そのため、ある部位では、体の後ろにあるものが、ある部位では、体の前にあるものが表示されているため、奥行きの情報がでたらめになっています。
原理的に言えば、骨や血管に付着する石灰化、造影剤が主に見えることになります。
血管造影検査と同様の画像が見られるため、造影剤を注入したときの血管の見え方がよくわかる。
・MinIP(minimum intensity projection):最小値投影法
MIPとは逆の表示方法。光線の経路上にある最小CT値を前面に押し出して表示する方法。

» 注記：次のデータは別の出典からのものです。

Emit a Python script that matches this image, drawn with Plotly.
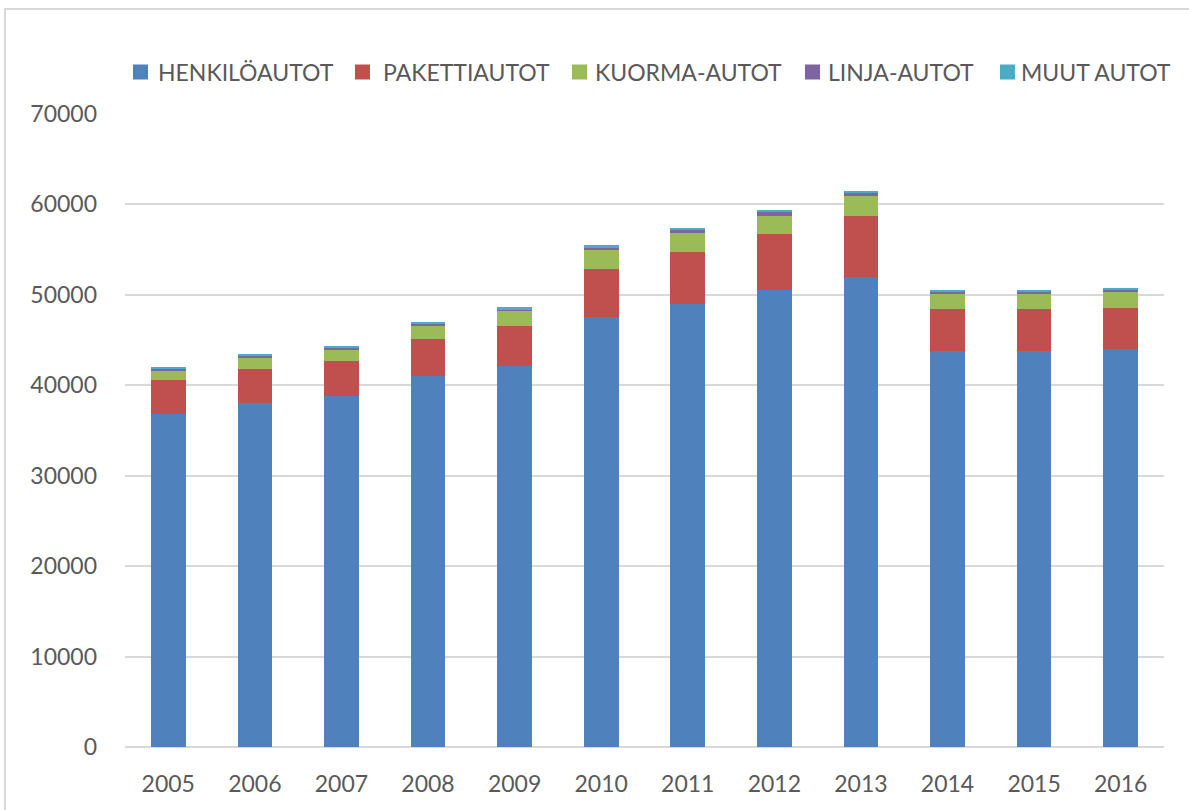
import plotly.graph_objects as go

years = ["2005", "2006", "2007", "2008", "2009", "2010", "2011", "2012", "2013", "2014", "2015", "2016"]
henkiloautot = [36800, 38000, 38800, 41050, 42170, 47580, 49030, 50500, 52010, 43790, 43800, 43980]
pakettiautot = [3760, 3760, 3880, 4060, 4420, 5250, 5690, 6200, 6710, 4610, 4600, 4570]
kuorma_autot = [1110, 1320, 1320, 1470, 1660, 2130, 2140, 2070, 2240, 1770, 1770, 1800]
linja_autot = [190, 180, 150, 260, 180, 170, 330, 400, 340, 180, 190, 260]
muut_autot = [170, 110, 180, 110, 190, 350, 110, 110, 180, 190, 170, 110]

series_names = ["HENKILÖAUTOT", "PAKETTIAUTOT", "KUORMA-AUTOT", "LINJA-AUTOT", "MUUT AUTOT"]
series_values = [henkiloautot, pakettiautot, kuorma_autot, linja_autot, muut_autot]
series_colors = ["#4F81BD", "#C0504D", "#9BBB59", "#8064A2", "#4BACC6"]

fig = go.Figure()
for name, vals, col in zip(series_names, series_values, series_colors):
    fig.add_trace(go.Bar(x=years, y=vals, name=name, showlegend=False,
                         marker=dict(color=col, line=dict(width=0))))

W, H = 1189, 810
L, R, T, B = 125, 25, 114, 63
pw, ph = W - L - R, H - T - B

def px_x(p):
    return (p - L) / pw

def px_y(p):
    return (T + ph - p) / ph

# legend layout (pixel positions of swatches / labels)
swatch_x = [133, 355, 572, 805, 1000]
label_x = [156, 381, 593, 826, 1019]
leg_y = 72

shapes = [dict(type="rect", xref="paper", yref="paper",
               x0=px_x(5), x1=px_x(W + 20), y0=px_y(H + 20), y1=px_y(9),
               line=dict(color="#D9D9D9", width=2), fillcolor="rgba(0,0,0,0)", layer="below")]
annotations = []
for name, col, sx, lx in zip(series_names, series_colors, swatch_x, label_x):
    shapes.append(dict(type="rect", xref="paper", yref="paper",
                       x0=px_x(sx), x1=px_x(sx + 15), y0=px_y(leg_y + 7.5), y1=px_y(leg_y - 7.5),
                       line=dict(width=0), fillcolor=col))
    annotations.append(dict(text=name, xref="paper", yref="paper", x=px_x(lx), y=px_y(leg_y),
                            xanchor="left", yanchor="middle", showarrow=False,
                            font=dict(size=23, color="#595959")))

fig.update_layout(
    width=W, height=H,
    barmode="stack", bargap=0.6,
    paper_bgcolor="white", plot_bgcolor="white",
    margin=dict(l=L, r=R, t=T, b=B),
    font=dict(family="Lato, Liberation Sans, sans-serif", size=23, color="#595959"),
    showlegend=False,
    xaxis=dict(showgrid=False, showline=False, ticks="", ticklabelstandoff=21),
    yaxis=dict(range=[0, 70000], dtick=10000, tickformat="d", showgrid=True, gridcolor="#D9D9D9",
               gridwidth=1.5, zeroline=True, zerolinecolor="#D9D9D9", zerolinewidth=1.5,
               ticks="", ticklabelstandoff=27),
    shapes=shapes,
    annotations=annotations,
)

fig.write_html("out.html", config={"displayModeBar": False},
               post_script="document.body.style.margin='0';document.body.style.overflow='hidden';")
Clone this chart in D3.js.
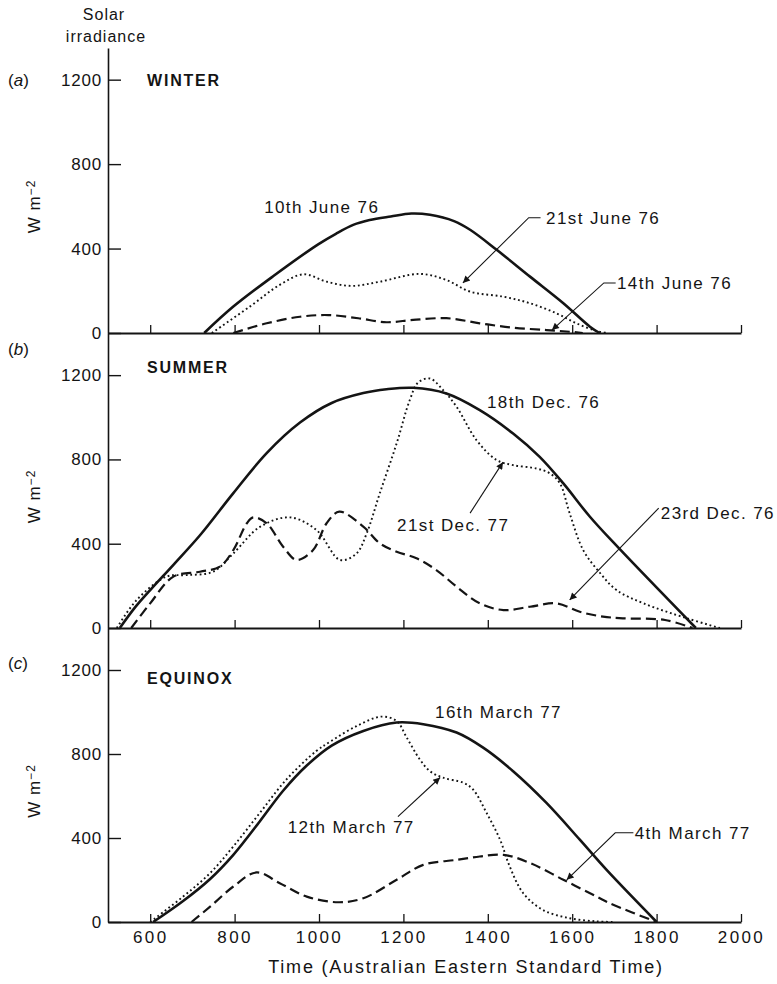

CT値は空気が最も低い値のため、空気により近いもの(肺など)が表示される方法です。
VE:仮想内視鏡画像
最近、CTC検査の普及とともに、使われるようになった表示法です。
CT画像から、あたかも内視鏡を行ったときのような画像を作ることができます。
特に大腸の検査に使われる機会が多く、隆起性の病変など見つけることができます。
ただ、本物の内視鏡画像とは違って、内部構造の色合いまで表現することが出来ません。
内視鏡医から見ると、色合いも診断に有効な情報となるため、物足りないと思うこともあるようです。
他には?
CTの3次元画像はとても種類があり、上のVRとMIP法以外はあまり使われることがありません。
そのため、他のものはざーっと紹介したいと思います。
・RaySum
CT画像から、X線単純写真に似せた画像を作りだす。過去に撮影したX線写真との比較に使うためにあるようです。
が、あまり使用されているのを見たことがありません。
・SR(サーフェイスレンダリング法)
VRが主流になる前の3次元画像の初期型の画像。
しきい値を設定し、2値化というしきい値内のものを1、しきい値が鋳物を0といったような処理を行う。
すると、値が1を示す構造だけが残り、それを3次元画像で表示する。
血管の3次元画像には造影剤が欠かせないが、造影のムラが原因で十分な濃度が得られないことがある。その場合、2値化を行うと、必要な構造まで失うことになり、現在では使われなくなった。